4.28.2009

Switch in Time Saves Another Term?

After Senator Specter's party switch today, which was clearly based almost entirely on concerns for his own career, I've been wondering which would be better: term limits or an age cap for senators? There is clearly a problem with people in the Senate that are too old; 25 senators are over age 70, and Specter, at age 79, clearly needs to be put out to pasture. If we can have a retirement age for pilots, we can have one for senators. Maybe peg it to the Social Security retirement age; that would sure get jacked up quickly.

On the other hand, someone like Joe Biden, who was in the Senate for 35 years beginning at age 30, would still serve for a ridiculously long time before getting the boot under an age cap.
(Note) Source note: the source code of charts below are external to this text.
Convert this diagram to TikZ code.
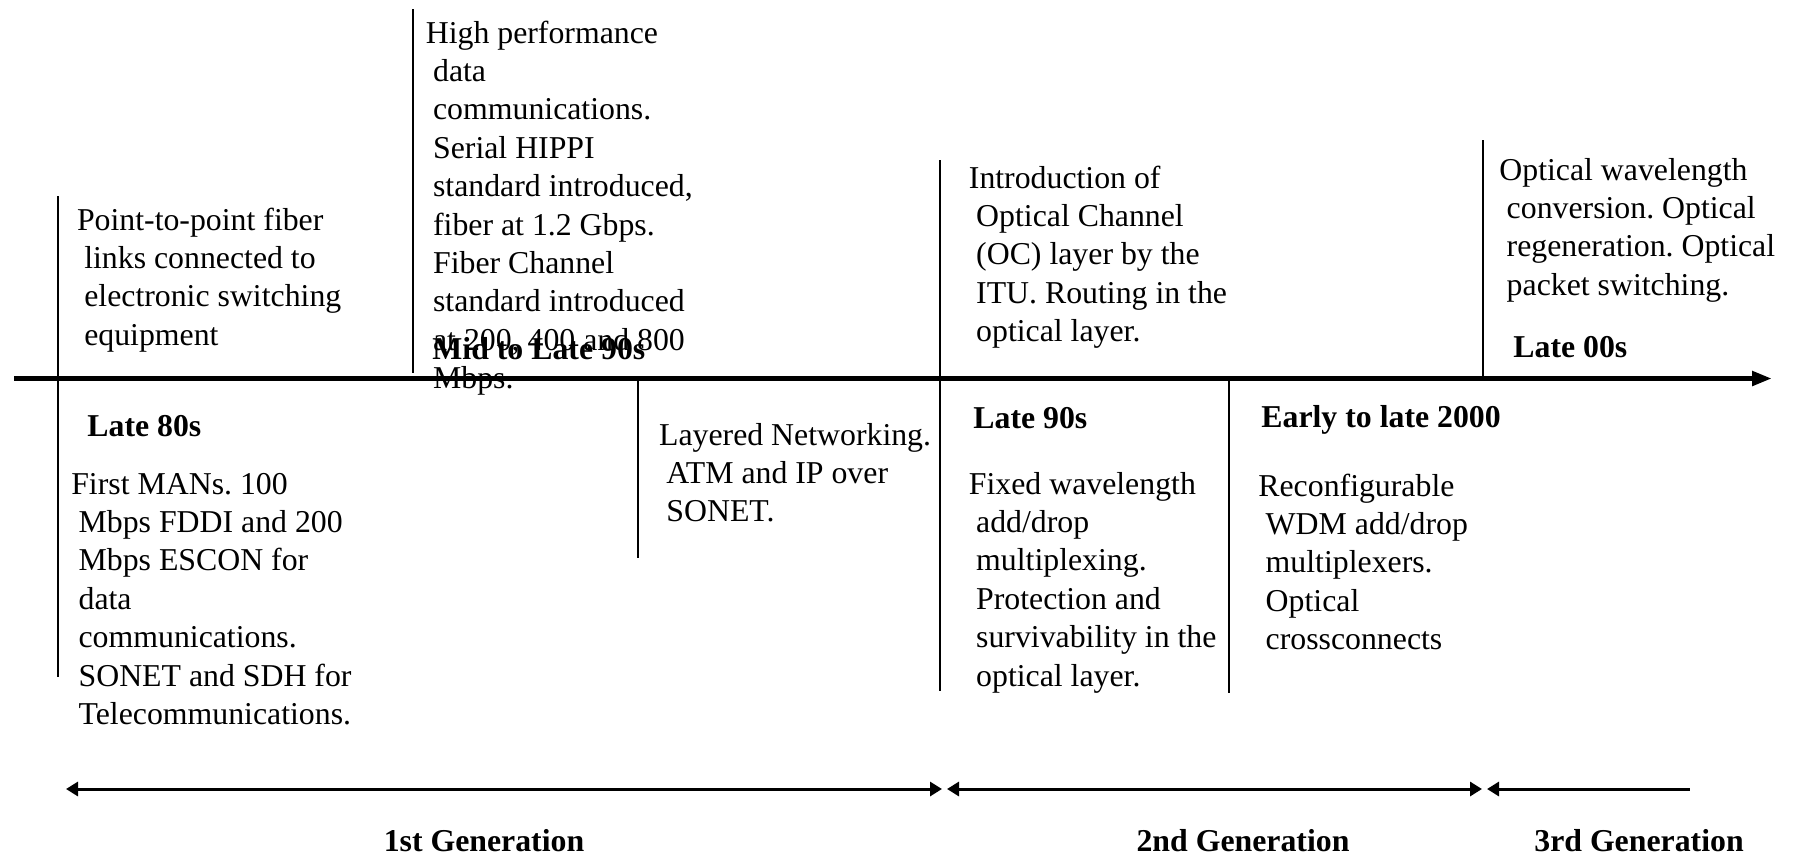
\documentclass[tikz,border=0pt]{standalone}
\usepackage{fontspec}
\setmainfont{Liberation Serif}
\usetikzlibrary{arrows.meta}
\newcommand\ind{\hspace*{0.23em}}
\frenchspacing
\begin{document}
\begin{tikzpicture}[x=0.5pt,y=-0.5pt,
  % multi-line blocks are anchored on the baseline of their last line
  txt/.style={anchor=base west, inner sep=0pt, align=left,
    font=\fontsize{15.9}{19.2}\selectfont},
  era/.style={anchor=base west, inner sep=0pt,
    font=\fontsize{15.9}{19.2}\selectfont\bfseries},
  gen/.style={anchor=base, inner sep=0pt,
    font=\fontsize{15.9}{19.2}\selectfont\bfseries},
  timeaxis/.style={line width=2.5pt, -{Triangle[length=10pt,width=7pt]}},
  tick/.style={line width=1.2pt},
  tipL/.style={{Triangle[length=6pt,width=7pt]}-},
  tipLR/.style={{Triangle[length=6pt,width=7pt]}-{Triangle[length=6pt,width=7pt]}},
  genspan/.style={line width=1.5pt}
]
\useasboundingbox (0,0) rectangle (1793,853);

% time axis
\coordinate (ax0) at (14,378.5);
\coordinate (ax1) at (1772,378.5);
\draw[timeaxis] (ax0) -- (ax1);

% era dividers
\coordinate (t1a) at (58,196);   \coordinate (t1b) at (58,677);
\coordinate (t2a) at (413,9);    \coordinate (t2b) at (413,373);
\coordinate (t3a) at (638,381);  \coordinate (t3b) at (638,558);
\coordinate (t4a) at (940,160);  \coordinate (t4b) at (940,691);
\coordinate (t5a) at (1229,381); \coordinate (t5b) at (1229,693);
\coordinate (t6a) at (1483,140); \coordinate (t6b) at (1483,378);
\foreach \i in {1,...,6} \draw[tick] (t\i a) -- (t\i b);

% descriptions above the axis
\node[txt] (a) at (76.6,345.2) {Point-to-point fiber\\\ind links connected to\\\ind electronic switching\\\ind equipment};
\node[txt] (b) at (425.4,388.6) {High performance\\\ind data\\\ind communications.\\\ind Serial HIPPI\\\ind standard introduced,\\\ind fiber at 1.2 Gbps.\\\ind Fiber Channel\\\ind standard introduced\\\ind at 200, 400 and 800\\\ind Mbps.};
\node[txt] (e) at (968.5,341.6) {Introduction of\\\ind Optical Channel\\\ind (OC) layer by the\\\ind ITU. Routing in the\\\ind optical layer.};
\node[txt] (h) at (1499,295.2) {Optical wavelength\\\ind conversion. Optical\\\ind regeneration. Optical\\\ind packet switching.};

% descriptions below the axis
\node[txt] (c) at (70.9,724.4) {First MANs. 100\\\ind Mbps FDDI and 200\\\ind Mbps ESCON for\\\ind data\\\ind communications.\\\ind SONET and SDH for\\\ind Telecommunications.};
\node[txt] (d) at (658.7,521.8) {Layered Networking.\\\ind ATM and IP over\\\ind SONET.};
\node[txt] (f) at (968.5,686) {Fixed wavelength\\\ind add/drop\\\ind multiplexing.\\\ind Protection and\\\ind survivability in the\\\ind optical layer.};
\node[txt] (g) at (1258,649.6) {Reconfigurable\\\ind WDM add/drop\\\ind multiplexers.\\\ind Optical\\\ind crossconnects};

% era labels
\node[era] (e1) at (87,436) {Late 80s};
\node[era] (e2) at (432,359) {Mid to Late 90s};
\node[era] (e3) at (973,428) {Late 90s};
\node[era] (e4) at (1261,427) {Early to late 2000};
\node[era] (e5) at (1513,357) {Late 00s};

% generation spans
\coordinate (g0) at (66,789);
\coordinate (g1l) at (942,789);  \coordinate (g1r) at (947,789);
\coordinate (g2l) at (1482,789); \coordinate (g2r) at (1487,789);
\coordinate (g3) at (1690,789);
\draw[genspan,tipLR] (g0) -- (g1l);
\draw[genspan,tipLR] (g1r) -- (g2l);
\draw[genspan,tipL] (g2r) -- (g3);

\node[gen] (n1) at (484,851) {1st Generation};
\node[gen] (n2) at (1243,851) {2nd Generation};
\node[gen] (n3) at (1639,851) {3rd Generation};
\end{tikzpicture}
\end{document}
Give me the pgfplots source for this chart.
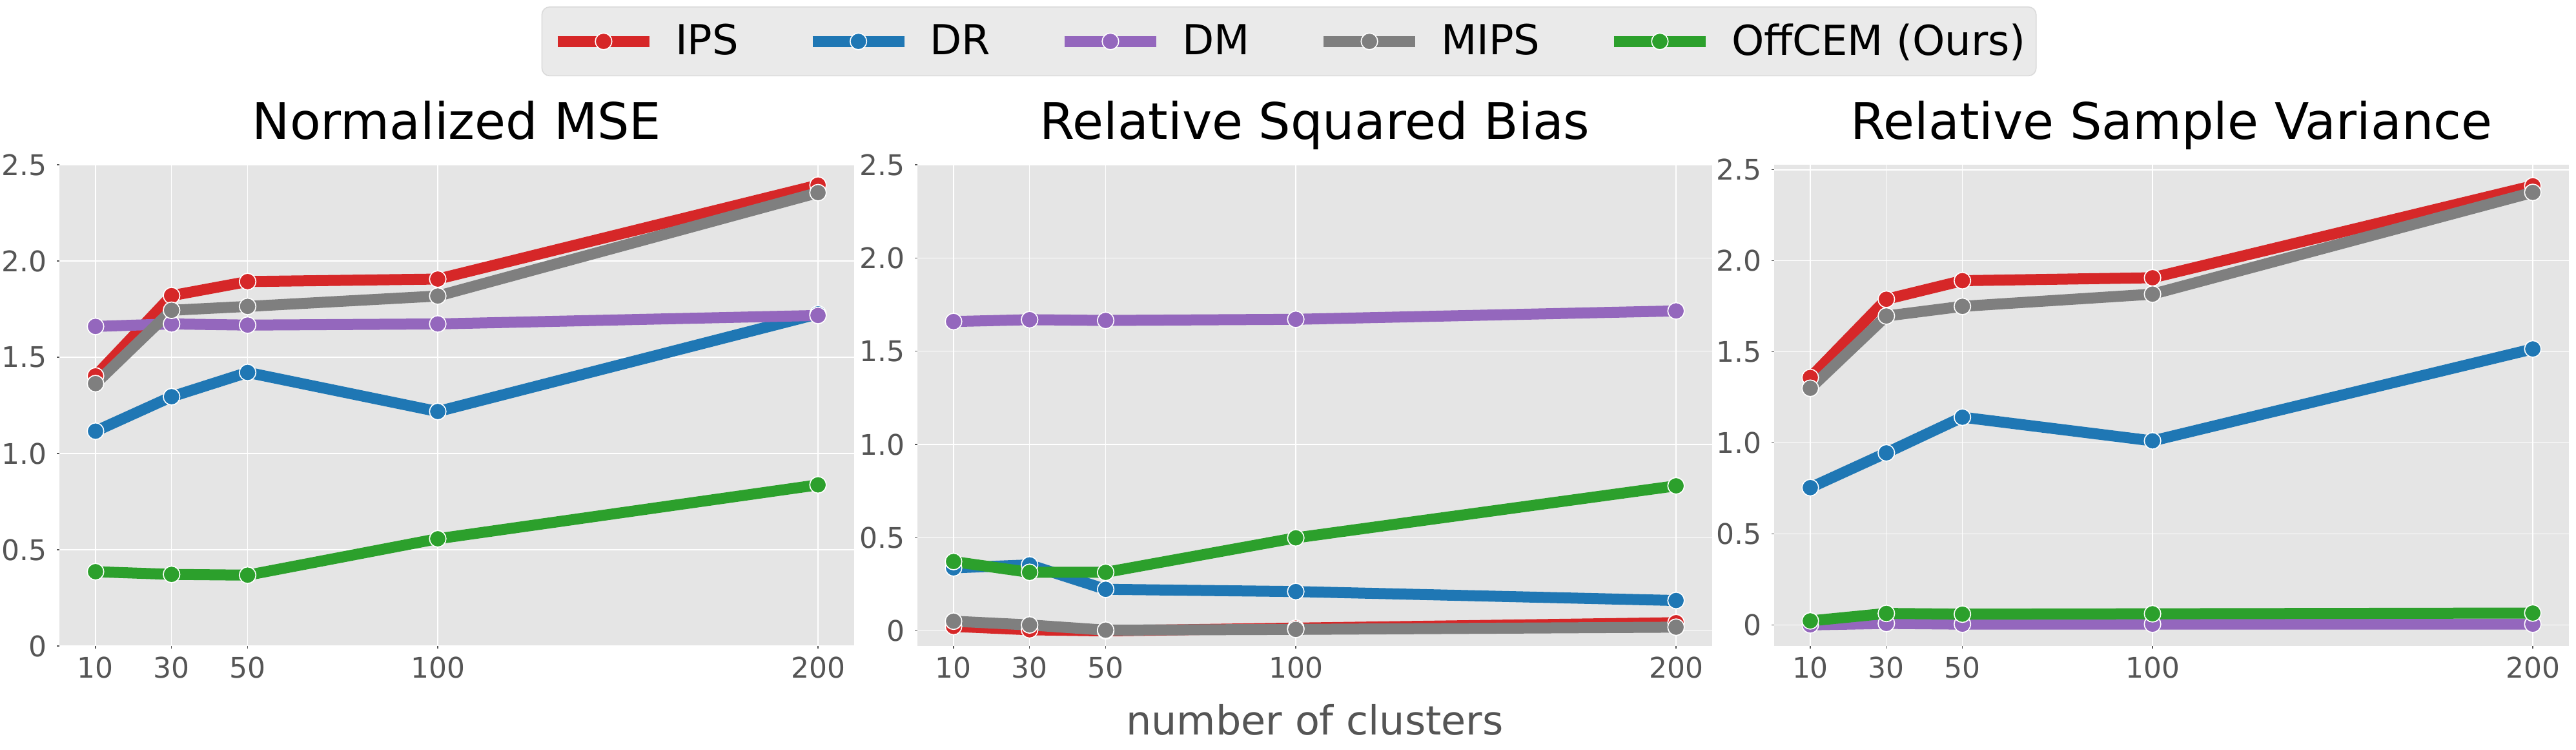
\documentclass[border=0pt]{standalone}
\usepackage{fontspec}
\setmainfont{DejaVu Sans}
\usepackage{pgfplots}
\usepackage{pgfplotstable}
\pgfplotsset{compat=1.18}

\definecolor{cIPS}{HTML}{D62728}
\definecolor{cDR}{HTML}{1F77B4}
\definecolor{cDM}{HTML}{9467BD}
\definecolor{cMIPS}{HTML}{7F7F7F}
\definecolor{cOFF}{HTML}{2CA02C}
\definecolor{bgc}{HTML}{E5E5E5}
\definecolor{tickc}{HTML}{555555}
\definecolor{legbg}{HTML}{EAEAEA}
\definecolor{legedge}{HTML}{DADADA}

% normalized MSE
\pgfplotstableread{
x   ips    dr     dm     mips   off
10  1.403  1.116  1.660  1.363  0.386
30  1.820  1.295  1.673  1.744  0.372
50  1.893  1.421  1.667  1.764  0.368
100 1.906  1.218  1.673  1.818  0.557
200 2.394  1.725  1.717  2.355  0.837
}\mse
% relative squared bias
\pgfplotstableread{
x   ips    dr     dm     mips   off
10  0.024  0.338  1.659  0.052  0.372
30  0.006  0.354  1.669  0.032  0.314
50  0.000  0.223  1.665  0.004  0.314
100 0.015  0.211  1.671  0.008  0.499
200 0.044  0.163  1.716  0.020  0.778
}\bias
% relative sample variance
\pgfplotstableread{
x   ips    dr     dm     mips   off
10  1.359  0.754  0.000  1.300  0.022
30  1.789  0.945  0.008  1.697  0.063
50  1.891  1.141  0.004  1.750  0.059
100 1.907  1.011  0.004  1.817  0.061
200 2.412  1.516  0.004  2.376  0.065
}\var

\pgfplotsset{
  panel/.style={
    scale only axis, width=307.75pt, height=186.25pt,
    anchor=south west,
    xmin=0.5, xmax=209.5,
    xtick={10,30,50,100,200},
    xticklabels={10,30,50,100,200},
    ytick={0,0.5,1,1.5,2,2.5},
    yticklabels={0,0.5,1.0,1.5,2.0,2.5},
    /pgf/number format/assume math mode=true,
    axis background/.style={fill=bgc},
    axis line style={draw=none},
    grid=major, major grid style={white, line width=0.35pt},
    tick align=outside, tick pos=left, major tick length=1pt,
    tick style={color=tickc, line width=0.3pt},
    tick label style={font=\fontsize{11}{13}\selectfont, color=tickc, inner sep=0pt},
    xticklabel style={yshift=-2.9pt},
    yticklabel style={xshift=-3.6pt},
    title style={font=\fontsize{19.5}{22}\selectfont, at={(axis description cs:0.5,1)},
      anchor=base, yshift=4pt, inner sep=0pt},
    legend image code/.code={
      \draw[mark repeat=2, mark phase=2, line cap=butt, #1]
        plot coordinates {(0pt,0pt) (17.75pt,0pt) (35.5pt,0pt)};
    },
  },
  ser/.style={color=#1, line width=4.25pt, line join=round,
    mark=*, mark size=3.2pt,
    mark options={fill=#1, draw=white, line width=0.4pt}},
}

\begin{document}
\begin{tikzpicture}
\useasboundingbox (0,0) rectangle (997.5pt,290pt);

\begin{axis}[panel, at={(23pt,40pt)}, ymin=0, ymax=2.5,
  title={Normalized MSE},
  legend columns=5,
  legend style={at={(axis description cs:1.5472,1.3289)}, anchor=north,
    fill=legbg, draw=legedge, rounded corners=3pt,
    inner xsep=4pt, inner ysep=6.5pt,
    font=\fontsize{16}{19}\selectfont,
    /tikz/every odd column/.append style={column sep=7.9pt},
    /tikz/every even column/.append style={column sep=26.5pt},
    nodes={inner sep=0pt, anchor=west}},
]
\addplot[ser=cIPS] table[x=x, y=ips] {\mse};
\addplot[ser=cDR] table[x=x, y=dr] {\mse};
\addplot[ser=cDM] table[x=x, y=dm] {\mse};
\addplot[ser=cMIPS] table[x=x, y=mips] {\mse};
\addplot[ser=cOFF] table[x=x, y=off] {\mse};
\legend{IPS, DR, DM, MIPS, OffCEM (Ours)}
\end{axis}

\begin{axis}[panel, at={(355.25pt,40pt)}, ymin=-0.081, ymax=2.5,
  title={Relative Squared Bias},
  xlabel={number of clusters},
  xlabel style={at={(axis description cs:0.5,0)}, anchor=base, yshift=-34.25pt,
    font=\fontsize{15.5}{18}\selectfont, color=tickc, inner sep=0pt},
]
\addplot[ser=cIPS] table[x=x, y=ips] {\bias};
\addplot[ser=cDR] table[x=x, y=dr] {\bias};
\addplot[ser=cDM] table[x=x, y=dm] {\bias};
\addplot[ser=cMIPS] table[x=x, y=mips] {\bias};
\addplot[ser=cOFF] table[x=x, y=off] {\bias};
\end{axis}

\begin{axis}[panel, at={(687pt,40pt)}, ymin=-0.116, ymax=2.528,
  title={Relative Sample Variance},
]
\addplot[ser=cIPS] table[x=x, y=ips] {\var};
\addplot[ser=cDR] table[x=x, y=dr] {\var};
\addplot[ser=cDM] table[x=x, y=dm] {\var};
\addplot[ser=cMIPS] table[x=x, y=mips] {\var};
\addplot[ser=cOFF] table[x=x, y=off] {\var};
\end{axis}
\end{tikzpicture}
\end{document}
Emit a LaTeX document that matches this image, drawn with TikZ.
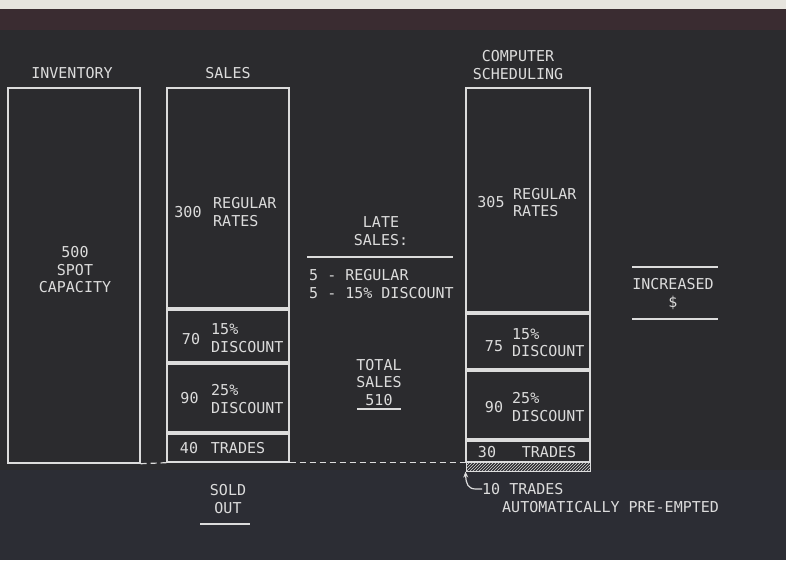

Ted Stevens would fit here, too. So maybe term limits would be better; I would allow no more than 3 terms.

As for Specter, he acknowledged the fact that the upcoming election, and his poor standing in the polls, affected his thinking:
"I have traveled the state and surveyed the sentiments of the Republican Party in Pennsylvania and public opinion polls ... and have found that the prospects for winning the Republican primary are bleak," Specter said.
Eight years ago, Specter was quite unhappy that another GOP Senator, Jim Jeffords, left the party. But again, Specter was thinking about his career; he lost a committee chairmanship because of the switch.

I would like to see Democrats in Pennsylvania reject this attempt at party carpetbagging (a primary opponent could bring this up), but they probably won't, and Republicans would probably do the same if the opposite occurred. The best outcome, though, would be if Specter calculated incorrectly, and lost to a Republican in 2010. I would laugh long and hard about that.

1 comment :

  1. Term limits, term limits, a thousand times term limits. The problem isn't just people who are clearly way too old to represent the people competently (see: series of tubes) but that they become way too entrenched and out of touch with their constituents. (As my dad likes to say, at some point Bob Dole stopped being from Kansas; he was just from Washington.) And their ridiculous re-election rate shows that people just won't stop voting for a guy who's already in the Senate unless he does something completely egregious.